Interesting piece,
Do You Hate Copy Protection Systems? If So Then Read This! | Production Expert (pro-tools-expert.com)
Where’s the problem? He will get a multiclient license or a bunch of NFRs. In his szenario one user and two machines isn’t enough. So, if he’s using Cubase on 10 machines he have to buy 5 licences. Yes, I see the problems, not enough money and no time to activate once in a year with the offline license.
Encouraging to see someone who carries actual weight pointing out the unnacteptably patronising attitude of Steinberg reps who were online dealing with the actual paying users of their software.
Did you read it?
Finally, there’s also the issue of the future.
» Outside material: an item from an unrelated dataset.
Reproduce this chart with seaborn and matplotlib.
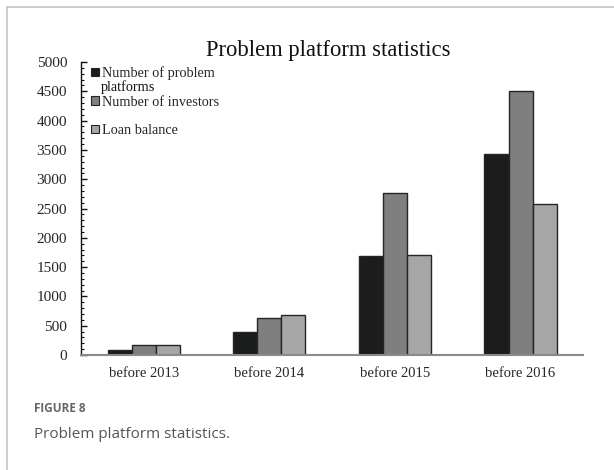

What happens if a developer goes out of business and it’s no longer possible to get your purchases ‘authorised’? Not being able to go back and load older projects and sessions on a newer or replacement system because the company who sold the host, instruments, or effect no longer exists makes me rather nervous. And even if the company is still in business, music and audio software titles get deprecated and reclassified as ‘legacy’ meaning that authorisation is no longer supported.
I think he is spot on.
My hope is that Steinberg gives in to some sort of enterprise or commercial studio dongle for those who want it, I would pay a bit extra for it.
My understanding is that Adobe even has some sort of enterprise solution. It’s hard to imagine that 100 million dollar facilities working on multi hundred dollar million productions, are going to be forced to connect to the internet every 30 days or whatever.
Or someone who owns a Nuage console… shouldn’t a Nuage console really be a hardware license in itself, that just works forever?
I would be open to even adding a Yamaha/Steinberg iterface to my current ones in order to have a hardware license. imo, Cubase pro should just be bundled with the higher-end interfaces - would probably result in selling more interfaces.
What‘s if Pace goes offline. For ever. And the old driver can‘t installed on a new fresh system?
Or Steinberg, hopefully not, closes the business?
We‘re living in a software world and changes coming faster and faster.
Then people can use a legacy computer/OS with a driver that works and continue using the ilok dongle.
The DAW market is majorly funded by hobbyists/prosumers with disposal income - so they have to progress to hit as much of that crowd as possible. The pro market is nothing like what it was, I used to work with a number of studios and only know of one that is full time now. That’s in the UK, perhaps it’s better elsewhere? I don’t know.
It’s been crappy for years over here since people were recording at home more, you can’t charge much as bands would rather buy their own hardware or software for the money.
As much as Hans is a poster boy for the product, he isn’t really all that representative of the average Cubase user. That doesn’t make Mark Wherry’s points invalid or anything like that, but people want to be like Hans, rather than being in a similar position to him.
So Steinberg have to create a professional product, yet sell it to the largest market they can.
However, You only have to look at google trends to see how Cubase has spiralled downwards in interest. And undoubtedly this is why the dongle is being removed as it is an obstacle for people coming in to the platform.
If it continues then perhaps the chance of Cubase being non-existent is very much greater if they fail to turn trends around and sit dormant in the current state?
The current e-licenser relies on servers being online, and the app to carry out maintenance tasks. If Steinberg sit still, I’m pretty sure that things will be a LOT worse than having to be online once a month/once a year.
Just my personal opinion, though, of course.
Some things I would like to comment on:
First, Mark’s comment was released based on the announcement in April, not on the announcement in November with the detailed FAQs. He didn’t have any information about our plans back then. We will come up with a good solution for this corporate multi-seat use-cases.
Secondly, Google trends: Sometimes it feels like some of you like the narrative of Cubase being doomed. But it’s not like that and Google trends just shows what you ask for. If you compare Cubase, as a software, with other DAWs it doesn’t look as bad.